Problem to work on:
Show each line of the data below that has the string "this" in it.

******

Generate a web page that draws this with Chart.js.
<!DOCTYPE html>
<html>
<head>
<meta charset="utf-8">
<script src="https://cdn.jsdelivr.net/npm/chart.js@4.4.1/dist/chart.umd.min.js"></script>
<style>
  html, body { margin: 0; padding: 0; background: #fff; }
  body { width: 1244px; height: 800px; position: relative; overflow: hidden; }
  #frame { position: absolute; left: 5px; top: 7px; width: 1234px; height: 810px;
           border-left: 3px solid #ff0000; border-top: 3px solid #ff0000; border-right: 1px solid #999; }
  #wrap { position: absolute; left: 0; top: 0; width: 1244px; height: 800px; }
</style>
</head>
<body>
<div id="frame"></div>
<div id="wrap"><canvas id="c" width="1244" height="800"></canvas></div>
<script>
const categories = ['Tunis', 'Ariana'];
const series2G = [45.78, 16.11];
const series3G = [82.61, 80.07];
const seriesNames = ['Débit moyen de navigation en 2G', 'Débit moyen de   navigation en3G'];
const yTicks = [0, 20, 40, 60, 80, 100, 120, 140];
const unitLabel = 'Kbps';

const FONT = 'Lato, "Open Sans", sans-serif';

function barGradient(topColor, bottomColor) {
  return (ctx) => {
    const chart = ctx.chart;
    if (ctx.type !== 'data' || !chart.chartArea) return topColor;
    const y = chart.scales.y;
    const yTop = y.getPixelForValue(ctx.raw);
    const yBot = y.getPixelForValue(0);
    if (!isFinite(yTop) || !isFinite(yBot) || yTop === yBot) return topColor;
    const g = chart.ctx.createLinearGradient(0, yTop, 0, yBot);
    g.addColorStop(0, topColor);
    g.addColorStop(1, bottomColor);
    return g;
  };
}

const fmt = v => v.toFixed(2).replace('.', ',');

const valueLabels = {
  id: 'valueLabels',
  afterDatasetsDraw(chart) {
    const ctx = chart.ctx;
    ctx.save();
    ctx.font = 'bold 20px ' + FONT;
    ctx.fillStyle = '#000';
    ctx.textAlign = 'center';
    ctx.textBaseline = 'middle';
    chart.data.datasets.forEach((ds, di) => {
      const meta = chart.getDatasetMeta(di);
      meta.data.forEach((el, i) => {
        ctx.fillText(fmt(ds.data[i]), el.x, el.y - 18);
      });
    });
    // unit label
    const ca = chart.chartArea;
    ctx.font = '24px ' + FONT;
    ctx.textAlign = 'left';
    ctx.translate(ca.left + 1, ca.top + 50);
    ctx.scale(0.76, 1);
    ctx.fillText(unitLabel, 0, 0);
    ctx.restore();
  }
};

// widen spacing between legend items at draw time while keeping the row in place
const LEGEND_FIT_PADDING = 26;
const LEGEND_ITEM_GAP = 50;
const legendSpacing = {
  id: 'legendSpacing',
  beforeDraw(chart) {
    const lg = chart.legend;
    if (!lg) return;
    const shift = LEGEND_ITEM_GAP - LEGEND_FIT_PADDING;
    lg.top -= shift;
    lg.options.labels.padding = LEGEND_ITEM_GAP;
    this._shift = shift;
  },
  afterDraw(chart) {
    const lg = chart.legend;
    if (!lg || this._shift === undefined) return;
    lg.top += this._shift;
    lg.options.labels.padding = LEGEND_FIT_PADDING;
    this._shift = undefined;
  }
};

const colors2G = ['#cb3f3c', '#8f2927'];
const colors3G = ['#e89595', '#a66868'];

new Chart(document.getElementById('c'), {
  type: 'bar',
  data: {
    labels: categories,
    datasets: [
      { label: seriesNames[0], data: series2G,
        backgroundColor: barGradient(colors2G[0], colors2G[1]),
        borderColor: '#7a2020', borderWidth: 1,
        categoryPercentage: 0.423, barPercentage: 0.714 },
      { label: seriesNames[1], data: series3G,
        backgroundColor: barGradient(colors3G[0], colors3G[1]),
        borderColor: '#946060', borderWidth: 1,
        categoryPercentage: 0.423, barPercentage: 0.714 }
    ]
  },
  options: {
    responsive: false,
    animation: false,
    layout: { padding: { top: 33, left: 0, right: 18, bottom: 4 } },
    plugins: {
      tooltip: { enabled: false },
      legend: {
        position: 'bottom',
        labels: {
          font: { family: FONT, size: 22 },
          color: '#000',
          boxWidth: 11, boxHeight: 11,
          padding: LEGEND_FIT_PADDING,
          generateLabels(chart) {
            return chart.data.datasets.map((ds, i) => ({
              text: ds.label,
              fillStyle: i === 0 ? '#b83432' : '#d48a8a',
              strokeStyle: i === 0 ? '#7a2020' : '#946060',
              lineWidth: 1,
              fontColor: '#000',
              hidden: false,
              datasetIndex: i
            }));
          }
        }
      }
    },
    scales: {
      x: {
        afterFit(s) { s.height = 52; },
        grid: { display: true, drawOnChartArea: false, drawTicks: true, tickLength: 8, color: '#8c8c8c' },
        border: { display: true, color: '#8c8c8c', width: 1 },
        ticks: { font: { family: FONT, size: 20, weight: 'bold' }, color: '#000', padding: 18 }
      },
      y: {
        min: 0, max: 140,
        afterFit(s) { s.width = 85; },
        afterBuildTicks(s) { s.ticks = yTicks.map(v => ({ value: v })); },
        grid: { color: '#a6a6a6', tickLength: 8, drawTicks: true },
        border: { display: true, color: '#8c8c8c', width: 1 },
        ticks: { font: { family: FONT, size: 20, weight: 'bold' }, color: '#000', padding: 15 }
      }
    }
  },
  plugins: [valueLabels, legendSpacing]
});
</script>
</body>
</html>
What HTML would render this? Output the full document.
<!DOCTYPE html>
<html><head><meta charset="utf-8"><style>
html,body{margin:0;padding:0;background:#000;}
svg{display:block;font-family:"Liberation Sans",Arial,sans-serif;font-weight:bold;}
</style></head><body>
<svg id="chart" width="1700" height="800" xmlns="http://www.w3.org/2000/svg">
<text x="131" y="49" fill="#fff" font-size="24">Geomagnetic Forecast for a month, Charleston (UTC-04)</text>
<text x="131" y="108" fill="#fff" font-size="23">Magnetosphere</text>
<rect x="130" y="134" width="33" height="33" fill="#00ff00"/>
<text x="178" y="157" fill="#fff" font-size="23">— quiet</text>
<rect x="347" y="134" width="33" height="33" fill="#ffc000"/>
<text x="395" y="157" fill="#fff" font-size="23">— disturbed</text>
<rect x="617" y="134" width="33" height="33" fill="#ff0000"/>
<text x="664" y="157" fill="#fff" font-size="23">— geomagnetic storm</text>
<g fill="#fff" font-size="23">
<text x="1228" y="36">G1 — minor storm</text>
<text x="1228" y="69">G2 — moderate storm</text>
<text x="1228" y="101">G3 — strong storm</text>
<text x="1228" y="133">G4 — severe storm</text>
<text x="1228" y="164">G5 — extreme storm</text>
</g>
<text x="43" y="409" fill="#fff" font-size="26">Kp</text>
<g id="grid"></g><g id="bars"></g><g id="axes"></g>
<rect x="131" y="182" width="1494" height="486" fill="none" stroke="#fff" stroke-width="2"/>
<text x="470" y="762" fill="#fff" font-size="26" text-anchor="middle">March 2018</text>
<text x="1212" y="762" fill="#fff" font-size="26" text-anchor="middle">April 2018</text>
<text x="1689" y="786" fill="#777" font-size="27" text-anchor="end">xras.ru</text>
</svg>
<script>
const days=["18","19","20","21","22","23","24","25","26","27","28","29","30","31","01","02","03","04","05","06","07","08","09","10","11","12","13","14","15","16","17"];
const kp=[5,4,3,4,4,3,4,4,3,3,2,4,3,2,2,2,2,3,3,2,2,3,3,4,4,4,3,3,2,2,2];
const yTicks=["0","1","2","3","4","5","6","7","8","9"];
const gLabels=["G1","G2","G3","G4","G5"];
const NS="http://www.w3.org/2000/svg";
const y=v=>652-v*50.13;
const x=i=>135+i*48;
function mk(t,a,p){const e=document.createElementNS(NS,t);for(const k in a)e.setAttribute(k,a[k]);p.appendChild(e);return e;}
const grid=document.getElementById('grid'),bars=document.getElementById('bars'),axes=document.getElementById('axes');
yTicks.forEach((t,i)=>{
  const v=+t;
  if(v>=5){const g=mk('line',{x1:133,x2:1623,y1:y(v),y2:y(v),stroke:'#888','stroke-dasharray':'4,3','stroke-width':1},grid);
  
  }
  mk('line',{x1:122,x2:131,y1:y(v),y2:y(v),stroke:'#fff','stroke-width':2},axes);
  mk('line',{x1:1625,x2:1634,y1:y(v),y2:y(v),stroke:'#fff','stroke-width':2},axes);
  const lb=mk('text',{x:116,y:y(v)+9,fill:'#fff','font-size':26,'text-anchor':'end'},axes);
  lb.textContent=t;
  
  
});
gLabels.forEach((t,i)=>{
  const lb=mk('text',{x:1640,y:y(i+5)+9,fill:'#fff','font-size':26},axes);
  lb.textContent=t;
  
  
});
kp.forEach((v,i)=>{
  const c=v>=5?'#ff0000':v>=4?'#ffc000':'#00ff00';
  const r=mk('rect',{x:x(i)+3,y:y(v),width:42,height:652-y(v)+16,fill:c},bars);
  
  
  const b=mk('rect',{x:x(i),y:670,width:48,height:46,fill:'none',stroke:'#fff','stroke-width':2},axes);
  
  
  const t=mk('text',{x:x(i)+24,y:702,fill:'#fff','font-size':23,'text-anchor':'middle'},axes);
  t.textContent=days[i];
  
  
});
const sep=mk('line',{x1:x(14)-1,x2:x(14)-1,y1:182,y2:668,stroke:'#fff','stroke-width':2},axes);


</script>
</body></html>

******

Answer to the exercise:
Generate a web page that draws this with Chart.js.
    this._shift = shift;
    if (!lg || this._shift === undefined) return;
    lg.top += this._shift;
    this._shift = undefined;
What HTML would render this? Output the full document.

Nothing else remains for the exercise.